44. It was urged by Sri Bhargava that if the charge of deliberately undercharging the marriage party is not proved against the petitioner, the General Manager was quite competent to have inflicted the penalty of removal for the charge of neglect of duty and, therefore, this Court should not interfere in the exercise of the extraordinary jurisdiction in the matter of punishment that has been inflicted on the petitioner. I regret I cannot accept this contention of Sri Bhargava. It is difficult to say that if the General Manager had arrived at the conclusion that the petitioner was guilty only of one charge, that is, the neglect of duty, what punishment he would have given to the petitioner. No doubt, the General Manager could have inflicted the same punishment to the petitioner for the charge of neglect of duty but the penalty that has been inflicted on the petitioner is for two charges, namely,
(1) neglect of duty, and
(2) deliberately undercharging the marriage party.

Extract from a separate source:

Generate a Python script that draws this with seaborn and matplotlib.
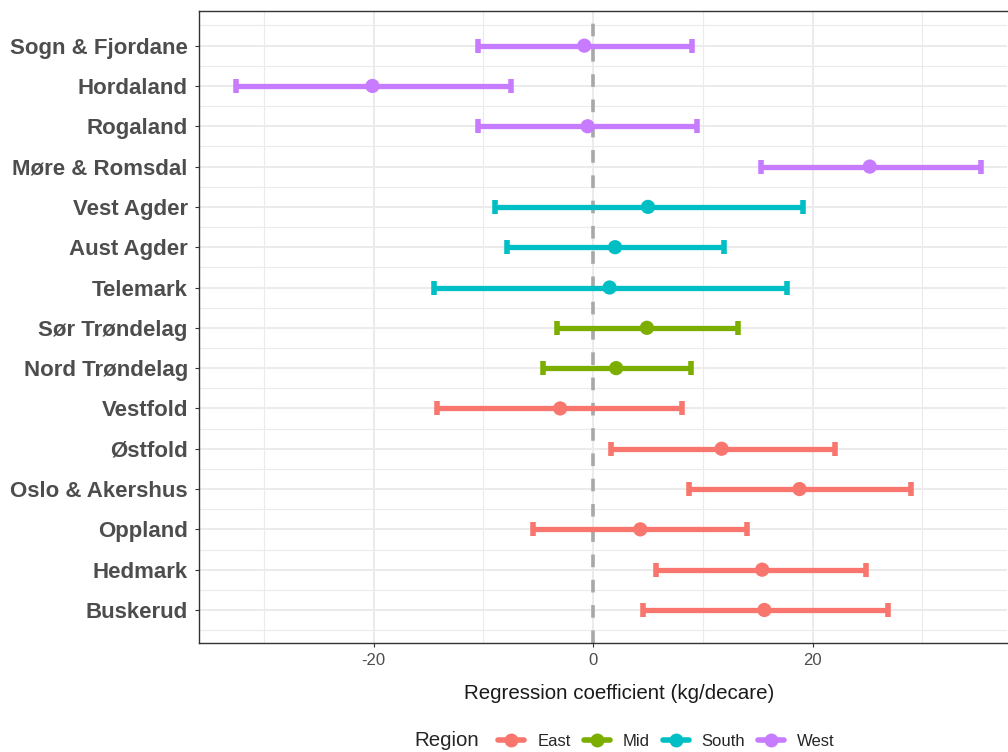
import matplotlib
matplotlib.use("Agg")
import matplotlib.pyplot as plt
import seaborn as sns
import pandas as pd
import numpy as np
from matplotlib.lines import Line2D
from matplotlib.offsetbox import HPacker

counties = ["Buskerud", "Hedmark", "Oppland", "Oslo & Akershus", "Østfold", "Vestfold",
            "Nord Trøndelag", "Sør Trøndelag", "Telemark", "Aust Agder", "Vest Agder",
            "Møre & Romsdal", "Rogaland", "Hordaland", "Sogn & Fjordane"]
regions = ["East", "East", "East", "East", "East", "East",
           "Mid", "Mid", "South", "South", "South",
           "West", "West", "West", "West"]
estimate = [15.6, 15.4, 4.3, 18.8, 11.7, -3.0, 2.1, 4.9, 1.5, 2.0, 5.0, 25.2, -0.5, -20.1, -0.8]
lower = [4.5, 5.7, -5.5, 8.7, 1.6, -14.2, -4.6, -3.3, -14.5, -7.8, -8.9, 15.3, -10.5, -32.5, -10.5]
upper = [26.9, 24.9, 14.0, 29.0, 22.0, 8.1, 8.9, 13.2, 17.7, 11.9, 19.1, 35.3, 9.5, -7.5, 9.0]

region_order = ["East", "Mid", "South", "West"]
palette = {"East": "#F8766D", "Mid": "#7CAE00", "South": "#00BFC4", "West": "#C77CFF"}

df = pd.DataFrame({"county": counties, "region": regions, "est": estimate,
                   "lo": lower, "hi": upper})
df["y"] = np.arange(len(df))

sns.set_theme(style="white")
plt.rcParams['font.family'] = ['Liberation Sans', 'DejaVu Sans']

fig = plt.figure(figsize=(10.08, 7.52), dpi=100)
ax = fig.add_axes([0.1974, 0.1449, 0.8016, 0.8405])

# grid
for v in [-30, -10, 10, 30]:
    ax.axvline(v, color="#EBEBEB", lw=0.8, zorder=0)
for v in [-20, 0, 20]:
    ax.axvline(v, color="#EBEBEB", lw=1.4, zorder=0)
for i in range(len(df)):
    ax.axhline(i, color="#EBEBEB", lw=1.4, zorder=0)
    ax.axhline(i + 0.5, color="#EBEBEB", lw=0.8, zorder=0)
ax.axhline(-0.5, color="#EBEBEB", lw=0.8, zorder=0)

ax.axvline(0, color="#A8A8A8", lw=2.6, ls=(0, (3.5, 3.5)), zorder=1)

for r in region_order:
    sub = df[df.region == r]
    ax.errorbar(sub["est"], sub["y"],
                xerr=[sub["est"] - sub["lo"], sub["hi"] - sub["est"]],
                fmt="none", ecolor=palette[r], elinewidth=3.8, capsize=5.0,
                capthick=4.0, zorder=2)

sns.scatterplot(data=df, x="est", y="y", hue="region", hue_order=region_order,
                palette=palette, s=105, edgecolor="none", ax=ax, zorder=3,
                legend=False)

ax.set_xlim(-35.9, 37.7)
ax.set_ylim(-0.82, 14.86)
ax.set_yticks(df["y"])
ax.set_yticklabels(df["county"], fontsize=16, fontweight="bold", color="#4D4D4D")
ax.set_xticks([-20, 0, 20])
ax.set_xticklabels(["-20", "0", "20"], fontsize=12, color="#4D4D4D")
ax.tick_params(axis="both", length=3, width=0.8, color="#333333", direction="out",
               bottom=True, left=True)
ax.tick_params(axis="y", pad=5)
ax.tick_params(axis="x", pad=4)
ax.set_xlabel("Regression coefficient (kg/decare)", fontsize=14.8, color="#1A1A1A", labelpad=12)
ax.xaxis.label.set_x((619 - 199) / 808)
ax.set_ylabel("")

for s in ["top", "left", "bottom"]:
    ax.spines[s].set_color("#333333")
    ax.spines[s].set_linewidth(1.0)
ax.spines["right"].set_visible(False)

handles = [Line2D([0], [0], color=palette[r], lw=4, marker="o", markersize=9)
           for r in region_order]
leg = fig.legend(handles, region_order, loc="center", ncol=4,
                 bbox_to_anchor=(624.5 / 1008, 11 / 752), frameon=False, fontsize=12,
                 title="Region", title_fontsize=14.8, handlelength=1.56,
                 columnspacing=0.78, handletextpad=0.78, borderpad=0, borderaxespad=0)
title_box = leg._legend_title_box
body = leg._legend_handle_box
leg._legend_box._children = [HPacker(children=[title_box, body], align="center", pad=0, sep=14)]

fig.savefig("out.png", dpi=100)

Charge (2) is undoubtedly a graver charge because by deliberately undercharging the marriage party the petitioner was acting in a corrupt manner but the first charge, that is, the neglect of duty is not as grave as the second one and, therefore, it cannot be said that for that charge the General Manager would have certainly punished the delinquent officer with the extreme penalty of removal that had been imposed in the present case.
45. For the reasons mentioned above, the orders of the General Manager dated 15 January 1966 (Ex. 19) removing the petitioner from the service and the order of the Railway Board dated 30 June 1966, confirming the said order of the General Manager, are hereby quashed. The General Manager will however be at liberty to take an appropriate action against the petitioner after giving him a notice under Article 311(2) of the Constitution for the charge of neglect of duty as upheld by this Court. The petition is accordingly allowed. I leave the parties to bear their own costs.